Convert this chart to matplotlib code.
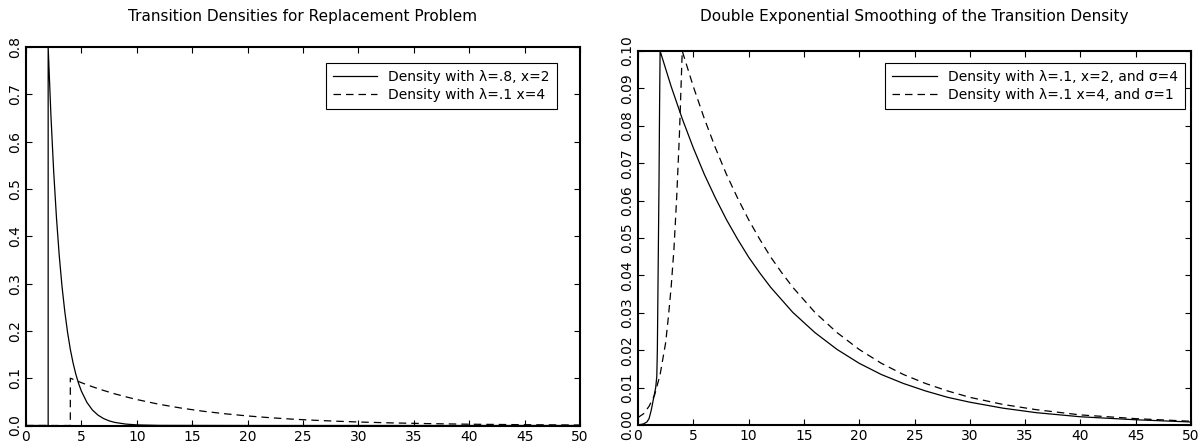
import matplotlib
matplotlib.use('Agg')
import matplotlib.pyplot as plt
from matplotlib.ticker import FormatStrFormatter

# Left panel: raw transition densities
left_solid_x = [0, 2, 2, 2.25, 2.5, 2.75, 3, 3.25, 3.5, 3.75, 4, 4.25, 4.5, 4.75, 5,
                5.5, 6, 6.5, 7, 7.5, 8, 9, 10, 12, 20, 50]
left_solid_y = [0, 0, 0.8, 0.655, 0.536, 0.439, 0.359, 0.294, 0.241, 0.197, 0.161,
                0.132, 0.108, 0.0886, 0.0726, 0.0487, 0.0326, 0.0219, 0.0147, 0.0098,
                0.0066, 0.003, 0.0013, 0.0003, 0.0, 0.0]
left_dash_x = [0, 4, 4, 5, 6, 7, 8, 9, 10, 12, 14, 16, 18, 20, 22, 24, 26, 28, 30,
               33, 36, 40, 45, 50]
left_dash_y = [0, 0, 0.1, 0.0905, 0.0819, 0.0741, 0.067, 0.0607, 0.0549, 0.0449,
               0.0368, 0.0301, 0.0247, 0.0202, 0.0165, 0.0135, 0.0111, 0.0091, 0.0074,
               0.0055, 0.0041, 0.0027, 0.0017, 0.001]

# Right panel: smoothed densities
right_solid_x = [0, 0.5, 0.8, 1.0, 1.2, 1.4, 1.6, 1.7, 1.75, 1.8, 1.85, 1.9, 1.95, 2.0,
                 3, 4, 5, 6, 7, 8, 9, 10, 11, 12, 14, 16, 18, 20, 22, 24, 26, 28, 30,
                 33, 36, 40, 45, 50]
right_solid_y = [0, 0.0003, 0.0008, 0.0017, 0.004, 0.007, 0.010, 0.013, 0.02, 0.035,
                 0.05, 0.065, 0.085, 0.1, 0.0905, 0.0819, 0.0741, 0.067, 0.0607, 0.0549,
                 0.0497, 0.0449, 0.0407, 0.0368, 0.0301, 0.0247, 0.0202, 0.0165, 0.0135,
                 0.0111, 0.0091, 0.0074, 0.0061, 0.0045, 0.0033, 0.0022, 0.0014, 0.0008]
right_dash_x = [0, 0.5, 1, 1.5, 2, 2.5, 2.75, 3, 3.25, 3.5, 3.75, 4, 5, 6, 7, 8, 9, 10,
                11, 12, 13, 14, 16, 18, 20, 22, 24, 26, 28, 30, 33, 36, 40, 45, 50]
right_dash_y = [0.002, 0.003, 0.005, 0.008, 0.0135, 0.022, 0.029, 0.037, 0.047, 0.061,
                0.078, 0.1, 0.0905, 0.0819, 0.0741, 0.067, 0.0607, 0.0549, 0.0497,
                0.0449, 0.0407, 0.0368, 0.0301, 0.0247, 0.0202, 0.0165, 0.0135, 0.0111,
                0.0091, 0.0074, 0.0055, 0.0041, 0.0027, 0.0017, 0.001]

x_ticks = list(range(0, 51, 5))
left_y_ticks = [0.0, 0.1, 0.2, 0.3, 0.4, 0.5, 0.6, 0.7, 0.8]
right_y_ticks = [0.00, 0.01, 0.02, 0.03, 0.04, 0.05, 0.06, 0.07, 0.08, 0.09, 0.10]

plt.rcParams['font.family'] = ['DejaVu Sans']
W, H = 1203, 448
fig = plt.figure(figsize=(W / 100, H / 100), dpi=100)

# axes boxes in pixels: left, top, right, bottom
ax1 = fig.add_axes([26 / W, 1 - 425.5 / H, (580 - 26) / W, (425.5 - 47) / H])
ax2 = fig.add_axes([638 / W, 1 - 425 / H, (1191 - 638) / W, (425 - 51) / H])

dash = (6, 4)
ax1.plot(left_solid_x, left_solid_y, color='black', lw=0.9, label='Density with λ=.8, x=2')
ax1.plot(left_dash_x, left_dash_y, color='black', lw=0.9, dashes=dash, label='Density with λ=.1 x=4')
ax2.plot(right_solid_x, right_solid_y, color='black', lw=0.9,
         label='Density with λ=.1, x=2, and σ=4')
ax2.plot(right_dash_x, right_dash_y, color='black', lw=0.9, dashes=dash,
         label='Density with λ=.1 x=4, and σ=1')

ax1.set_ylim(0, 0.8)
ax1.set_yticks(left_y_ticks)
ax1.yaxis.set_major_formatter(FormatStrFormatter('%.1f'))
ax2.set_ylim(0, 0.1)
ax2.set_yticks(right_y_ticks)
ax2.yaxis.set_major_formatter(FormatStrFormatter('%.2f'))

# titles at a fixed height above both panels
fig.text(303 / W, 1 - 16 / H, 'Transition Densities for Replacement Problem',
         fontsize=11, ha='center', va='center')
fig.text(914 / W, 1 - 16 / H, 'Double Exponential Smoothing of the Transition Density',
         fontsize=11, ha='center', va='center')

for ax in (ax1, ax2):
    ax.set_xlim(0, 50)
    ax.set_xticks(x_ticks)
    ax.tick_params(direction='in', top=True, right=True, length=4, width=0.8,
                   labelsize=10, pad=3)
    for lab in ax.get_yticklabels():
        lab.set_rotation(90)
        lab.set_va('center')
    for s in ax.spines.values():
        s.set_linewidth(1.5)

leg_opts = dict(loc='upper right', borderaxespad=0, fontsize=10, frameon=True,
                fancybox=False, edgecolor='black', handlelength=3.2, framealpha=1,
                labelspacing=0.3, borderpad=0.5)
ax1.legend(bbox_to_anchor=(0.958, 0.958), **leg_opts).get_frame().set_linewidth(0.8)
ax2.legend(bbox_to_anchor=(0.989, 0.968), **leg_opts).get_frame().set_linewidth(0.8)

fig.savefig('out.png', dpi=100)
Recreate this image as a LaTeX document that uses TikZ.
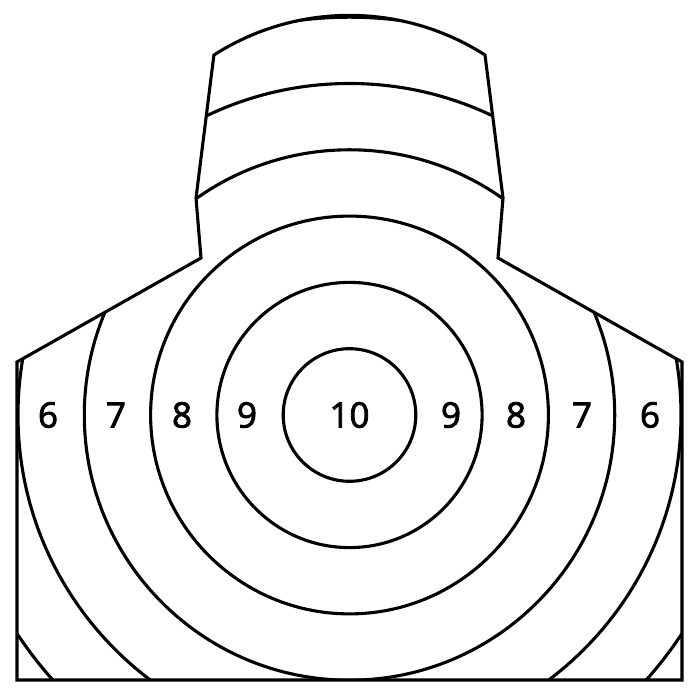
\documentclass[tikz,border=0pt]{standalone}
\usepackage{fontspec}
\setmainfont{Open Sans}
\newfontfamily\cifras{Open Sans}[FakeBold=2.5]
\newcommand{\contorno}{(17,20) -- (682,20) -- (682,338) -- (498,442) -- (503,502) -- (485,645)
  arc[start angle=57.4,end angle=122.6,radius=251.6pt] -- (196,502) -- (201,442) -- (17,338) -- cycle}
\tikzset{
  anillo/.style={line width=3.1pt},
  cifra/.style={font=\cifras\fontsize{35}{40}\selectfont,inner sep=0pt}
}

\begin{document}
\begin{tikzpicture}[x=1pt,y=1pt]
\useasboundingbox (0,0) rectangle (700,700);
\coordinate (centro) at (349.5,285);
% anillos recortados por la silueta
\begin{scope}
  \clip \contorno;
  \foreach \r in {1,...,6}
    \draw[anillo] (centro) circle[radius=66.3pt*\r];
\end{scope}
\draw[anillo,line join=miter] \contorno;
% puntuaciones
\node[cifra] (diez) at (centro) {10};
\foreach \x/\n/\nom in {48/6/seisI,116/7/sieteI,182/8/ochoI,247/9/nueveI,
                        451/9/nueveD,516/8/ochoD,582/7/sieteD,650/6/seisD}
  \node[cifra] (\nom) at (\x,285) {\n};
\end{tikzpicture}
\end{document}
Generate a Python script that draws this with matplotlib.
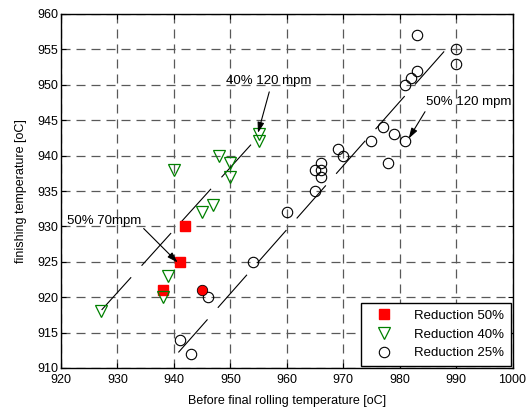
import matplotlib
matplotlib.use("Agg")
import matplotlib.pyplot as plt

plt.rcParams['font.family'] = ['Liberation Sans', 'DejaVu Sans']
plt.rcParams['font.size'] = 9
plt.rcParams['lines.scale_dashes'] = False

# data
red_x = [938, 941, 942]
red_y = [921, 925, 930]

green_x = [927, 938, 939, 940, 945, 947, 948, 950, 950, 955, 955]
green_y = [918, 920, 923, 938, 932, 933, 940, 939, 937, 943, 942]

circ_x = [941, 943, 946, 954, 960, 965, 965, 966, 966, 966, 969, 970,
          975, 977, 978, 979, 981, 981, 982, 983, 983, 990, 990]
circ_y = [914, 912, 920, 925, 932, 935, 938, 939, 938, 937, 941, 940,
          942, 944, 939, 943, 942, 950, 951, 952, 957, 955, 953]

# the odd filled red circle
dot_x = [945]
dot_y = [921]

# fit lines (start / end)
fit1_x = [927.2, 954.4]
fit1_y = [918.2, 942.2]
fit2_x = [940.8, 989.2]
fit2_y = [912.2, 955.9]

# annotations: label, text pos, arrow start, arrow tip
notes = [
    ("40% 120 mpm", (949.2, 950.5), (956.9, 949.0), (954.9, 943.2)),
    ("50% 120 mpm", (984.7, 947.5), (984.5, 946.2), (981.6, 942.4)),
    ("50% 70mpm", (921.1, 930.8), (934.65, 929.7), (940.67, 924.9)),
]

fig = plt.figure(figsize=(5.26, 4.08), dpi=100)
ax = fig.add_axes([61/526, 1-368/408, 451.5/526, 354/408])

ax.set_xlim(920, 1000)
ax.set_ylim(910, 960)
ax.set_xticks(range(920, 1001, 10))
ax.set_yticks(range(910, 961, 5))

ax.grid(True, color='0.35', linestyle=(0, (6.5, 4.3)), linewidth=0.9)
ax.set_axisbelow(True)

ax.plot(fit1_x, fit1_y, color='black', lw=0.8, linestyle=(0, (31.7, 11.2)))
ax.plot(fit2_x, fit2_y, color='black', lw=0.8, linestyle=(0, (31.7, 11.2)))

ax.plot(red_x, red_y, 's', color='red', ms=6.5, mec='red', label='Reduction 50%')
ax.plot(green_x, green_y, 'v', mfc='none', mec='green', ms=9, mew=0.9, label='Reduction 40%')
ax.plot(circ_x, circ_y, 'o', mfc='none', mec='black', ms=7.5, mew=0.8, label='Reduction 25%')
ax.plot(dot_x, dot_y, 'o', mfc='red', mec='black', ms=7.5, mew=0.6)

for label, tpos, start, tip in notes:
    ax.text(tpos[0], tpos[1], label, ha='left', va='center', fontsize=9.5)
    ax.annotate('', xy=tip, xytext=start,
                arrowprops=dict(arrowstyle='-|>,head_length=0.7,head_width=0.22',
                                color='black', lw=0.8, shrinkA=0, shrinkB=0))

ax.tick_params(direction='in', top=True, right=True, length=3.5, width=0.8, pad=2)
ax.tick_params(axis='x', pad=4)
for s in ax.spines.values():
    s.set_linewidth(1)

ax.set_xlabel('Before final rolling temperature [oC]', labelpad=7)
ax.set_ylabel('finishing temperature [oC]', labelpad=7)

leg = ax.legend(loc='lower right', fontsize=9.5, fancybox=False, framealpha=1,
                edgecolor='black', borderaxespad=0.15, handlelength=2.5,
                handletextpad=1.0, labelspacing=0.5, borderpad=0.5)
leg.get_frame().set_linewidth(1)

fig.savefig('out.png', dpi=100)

....................

◆ What the task requires ◆
Repeat exactly and only the lines from the start of the data above through the line that holds "from matplotlib.ticker import", inclusive. Pictures do not belong in the copy.

◆ Written response ◆
Convert this chart to matplotlib code.
import matplotlib
matplotlib.use('Agg')
import matplotlib.pyplot as plt
from matplotlib.ticker import FormatStrFormatter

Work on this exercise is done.